Pour la vie La peine de mort est une abomination qu’aucun pays ne devrait tolérer. La propension actuelle de certains compatriotes à l'...
La peine de mort est une abomination qu’aucun pays ne devrait tolérer. La propension actuelle de certains compatriotes à l'accepter, sous le coup de l'émotion, doit nous inquiéter. D’autant plus que, nous Comoriens, sommes en réalité des gens tournés vers la vie, qui n’ont jamais été enfermés, au fil de notre histoire, dans des dynamiques de destruction physique. (Certains historiens y voient une faiblesse, moi j'y vois un choix délibéré pour la vie contre la mort)... La faiblesse des chiffres en matière de crimes sanglants, au long des siècles dans l’archipel des Comores, le démontre suffisamment.
D'un autre côté, l’argument religieux qu’on nous sert à satiété ne résiste pas. « Il n’y pas de débat possible sur la peine de mort. Dieu a tranché. Nous devons nous soumettre comme nous nous soumettons à l’obligation de la prière », m’expliquait hier un juriste acquis à l'exécution des personnes coupables de crimes de sang.
Qu’on me le pardonne mais l’adhésion de ce peuple aux exigences de la religion me parait bien sélective. Car c’est bien le même Dieu, dans le même Coran, qui nous demande, d’avoir foi en lui, d’effectuer de bonnes œuvres (Amilu s-swalihati), de nous recommander mutuellement l’équité ( watawasaw bi llhak) et de nous recommander mutuellement l'endurance ( watwasawu bis swabr). Peut-on sérieusement prétendre qu’il y a un début de respect de ce contenu sur cette terre d’Islam ?

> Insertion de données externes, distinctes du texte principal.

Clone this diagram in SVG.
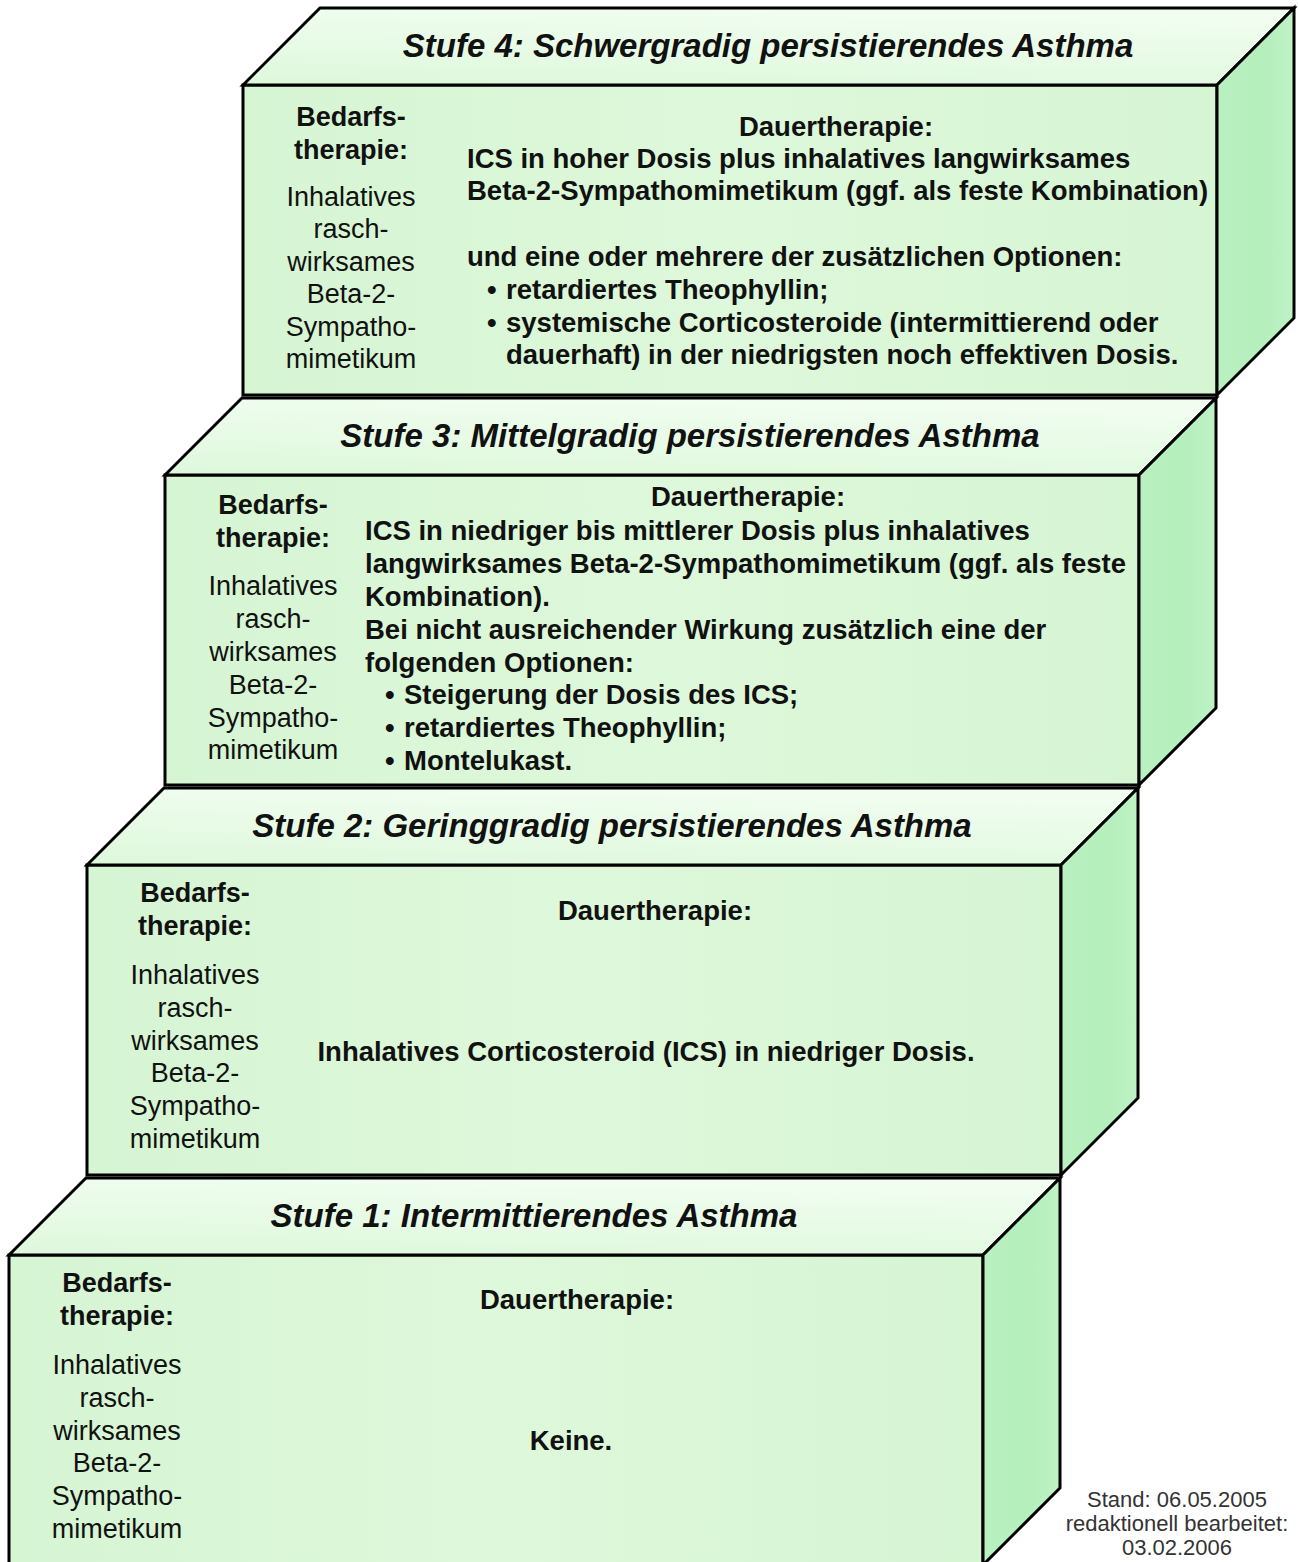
<svg xmlns="http://www.w3.org/2000/svg" width="1298" height="1562" viewBox="0 0 1298 1562">
<defs>
<linearGradient id="gFront" x1="0" y1="0" x2="1" y2="0">
<stop offset="0" stop-color="#d6f5d3"/>
<stop offset="0.5" stop-color="#ddf8da"/>
<stop offset="1" stop-color="#d6f5d3"/>
</linearGradient>
<linearGradient id="gTop" x1="0" y1="1" x2="0.3" y2="0">
<stop offset="0" stop-color="#def8dc"/>
<stop offset="1" stop-color="#f0fdef"/>
</linearGradient>
<linearGradient id="gSide" x1="0" y1="0" x2="1" y2="0">
<stop offset="0" stop-color="#b9f1c0"/>
<stop offset="0.6" stop-color="#b4efbc"/>
<stop offset="1" stop-color="#bff2c5"/>
</linearGradient>
</defs>
<style>
.face{stroke:#000;stroke-width:3;stroke-linejoin:miter}
.front{fill:url(#gFront)}
.top{fill:url(#gTop)}
.side{fill:url(#gSide)}
text{font-family:"Liberation Sans",Arial,sans-serif;fill:#111}
.title{font-size:33px;font-weight:bold;font-style:italic;text-anchor:middle}
.lb{font-size:27px;font-weight:bold;text-anchor:middle}
.lr{font-size:27px;text-anchor:middle}
.b{font-size:27.5px;font-weight:bold}
.bc{font-size:27.5px;font-weight:bold;text-anchor:middle}
.note{font-size:22px;fill:#333;text-anchor:middle}
</style>
<rect width="1298" height="1562" fill="#ffffff"/>

<g id="stufe1" transform="translate(9,1255)">
<rect class="face front" x="0" y="0" width="974" height="310"/>
<polygon class="face top" points="0,0 77,-77 1051,-77 974,0"/>
<polygon class="face side" points="974,0 1051,-77 1051,233 974,310"/>
<text class="title" x="525" y="-28">Stufe 1: Intermittierendes Asthma</text>
<text class="lb" x="108" y="37">Bedarfs-</text>
<text class="lb" x="108" y="70">therapie:</text>
<text class="lr" x="108" y="119">Inhalatives</text>
<text class="lr" x="108" y="152">rasch-</text>
<text class="lr" x="108" y="185">wirksames</text>
<text class="lr" x="108" y="217">Beta-2-</text>
<text class="lr" x="108" y="250">Sympatho-</text>
<text class="lr" x="108" y="283">mimetikum</text>
<text class="bc" x="568" y="54">Dauertherapie:</text>
<text class="bc" x="562" y="195">Keine.</text>
</g>

<g id="stufe2" transform="translate(87,865)">
<rect class="face front" x="0" y="0" width="974" height="310"/>
<polygon class="face top" points="0,0 77,-77 1051,-77 974,0"/>
<polygon class="face side" points="974,0 1051,-77 1051,233 974,310"/>
<text class="title" x="525" y="-28">Stufe 2: Geringgradig persistierendes Asthma</text>
<text class="lb" x="108" y="37">Bedarfs-</text>
<text class="lb" x="108" y="70">therapie:</text>
<text class="lr" x="108" y="119">Inhalatives</text>
<text class="lr" x="108" y="152">rasch-</text>
<text class="lr" x="108" y="185">wirksames</text>
<text class="lr" x="108" y="217">Beta-2-</text>
<text class="lr" x="108" y="250">Sympatho-</text>
<text class="lr" x="108" y="283">mimetikum</text>
<text class="bc" x="568" y="55">Dauertherapie:</text>
<text class="bc" x="559" y="196">Inhalatives Corticosteroid (ICS) in niedriger Dosis.</text>
</g>

<g id="stufe3" transform="translate(165,475)">
<rect class="face front" x="0" y="0" width="974" height="310"/>
<polygon class="face top" points="0,0 77,-77 1051,-77 974,0"/>
<polygon class="face side" points="974,0 1051,-77 1051,233 974,310"/>
<text class="title" x="525" y="-28">Stufe 3: Mittelgradig persistierendes Asthma</text>
<text class="lb" x="108" y="39">Bedarfs-</text>
<text class="lb" x="108" y="72">therapie:</text>
<text class="lr" x="108" y="120">Inhalatives</text>
<text class="lr" x="108" y="153">rasch-</text>
<text class="lr" x="108" y="186">wirksames</text>
<text class="lr" x="108" y="219">Beta-2-</text>
<text class="lr" x="108" y="252">Sympatho-</text>
<text class="lr" x="108" y="284">mimetikum</text>
<text class="bc" x="583" y="31">Dauertherapie:</text>
<text class="b" x="200" y="65">ICS in niedriger bis mittlerer Dosis plus inhalatives</text>
<text class="b" x="200" y="98">langwirksames Beta-2-Sympathomimetikum (ggf. als feste</text>
<text class="b" x="200" y="131">Kombination).</text>
<text class="b" x="200" y="164">Bei nicht ausreichender Wirkung zusätzlich eine der</text>
<text class="b" x="200" y="197">folgenden Optionen:</text>
<text class="b" x="220" y="229">•</text><text class="b" x="239" y="229">Steigerung der Dosis des ICS;</text>
<text class="b" x="220" y="262">•</text><text class="b" x="239" y="262">retardiertes Theophyllin;</text>
<text class="b" x="220" y="295">•</text><text class="b" x="239" y="295">Montelukast.</text>
</g>

<g id="stufe4" transform="translate(243,85)">
<rect class="face front" x="0" y="0" width="974" height="310"/>
<polygon class="face top" points="0,0 77,-77 1051,-77 974,0"/>
<polygon class="face side" points="974,0 1051,-77 1051,233 974,310"/>
<text class="title" x="525" y="-28">Stufe 4: Schwergradig persistierendes Asthma</text>
<text class="lb" x="108" y="41">Bedarfs-</text>
<text class="lb" x="108" y="74">therapie:</text>
<text class="lr" x="108" y="121">Inhalatives</text>
<text class="lr" x="108" y="153">rasch-</text>
<text class="lr" x="108" y="186">wirksames</text>
<text class="lr" x="108" y="218">Beta-2-</text>
<text class="lr" x="108" y="251">Sympatho-</text>
<text class="lr" x="108" y="283">mimetikum</text>
<text class="bc" x="593" y="51">Dauertherapie:</text>
<text class="b" x="224" y="83">ICS in hoher Dosis plus inhalatives langwirksames</text>
<text class="b" x="224" y="115">Beta-2-Sympathomimetikum (ggf. als feste Kombination)</text>
<text class="b" x="224" y="181">und eine oder mehrere der zusätzlichen Optionen:</text>
<text class="b" x="244" y="214">•</text><text class="b" x="263" y="214">retardiertes Theophyllin;</text>
<text class="b" x="244" y="247">•</text><text class="b" x="263" y="247">systemische Corticosteroide (intermittierend oder</text>
<text class="b" x="263" y="279">dauerhaft) in der niedrigsten noch effektiven Dosis.</text>
</g>

<g id="stand">
<text class="note" x="1177" y="1507">Stand: 06.05.2005</text>
<text class="note" x="1177" y="1531">redaktionell bearbeitet:</text>
<text class="note" x="1177" y="1555">03.02.2006</text>
</g>
</svg>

On l’oublie souvent mais la religion est un tout. Elle tient depuis 15 siècles parce qu’elle a ses points d’équilibre et d’appui. Extraire juste un verset parce qu’il nous arrange un moment tout en tournant le dos au reste du Rissala a quelque chose d’incohérent.
Et puis « dans la réalité judiciaire, qu'est-ce que la peine de mort? » s’interroge Robert Badinter avant de poursuivre : « ce sont douze hommes et femmes, deux jours d'audience, l'impossibilité d'aller jusqu'au fond des choses et le droit, ou le devoir, terrible, de trancher, en quelques quarts d'heure, parfois quelques minutes, le problème si difficile de la culpabilité, et, au-delà, de décider de la vie ou de la mort d'un autre être ».
Croit-on sincèrement que le Maitre des Mondes et des Hommes autorise 12 personnes triées sur le volet à décider de la mort d’une autre personne en quelques heures ? Cette procédure expéditive, Dieu nous l’a commandée où ? dans quel texte ?
La sévérité d'une telle condamnation suppose, en outre, que le condamné soit pleinement responsable du crime jugé. Connaissez-vous un criminel dont "la culpabilité est totale", n’est pas liée à des parents défaillants, à une école incompétente, à de mauvaises fréquentations, à une situation professionnelle chaotique, à des circonstances qui ne dépendaient pas de lui ? Et pourquoi alors une seule personne doit avoir la tête coupée pour une série de ratages qui la dépassent ? Par ailleurs, pourquoi pour la peine de mort, on a soudainement la certitude que ceux qui jugent ne se trompent pas?
Et que dire des déments ? où est l’expertise psycho-légale en République comorienne aujourd’hui qui peut déterminer avec certitude qu’une personne condamnée n’a pas le jugement altéré par quelque maladie mentale inconnue du grand public ?
Quant à l’argument selon lequel, la peine de mort pourrait faire baisser le nombre de crimes on sait, depuis le premier ministre français Artiste Briand, qu’il ne repose sur rien... La perspective de la mort n’a jamais empêché de tuer. Sinon le Texas serait aujourd'hui une contrée libérée de tout crime de sang tandis que personne au monde ne songerait à devenir soldat.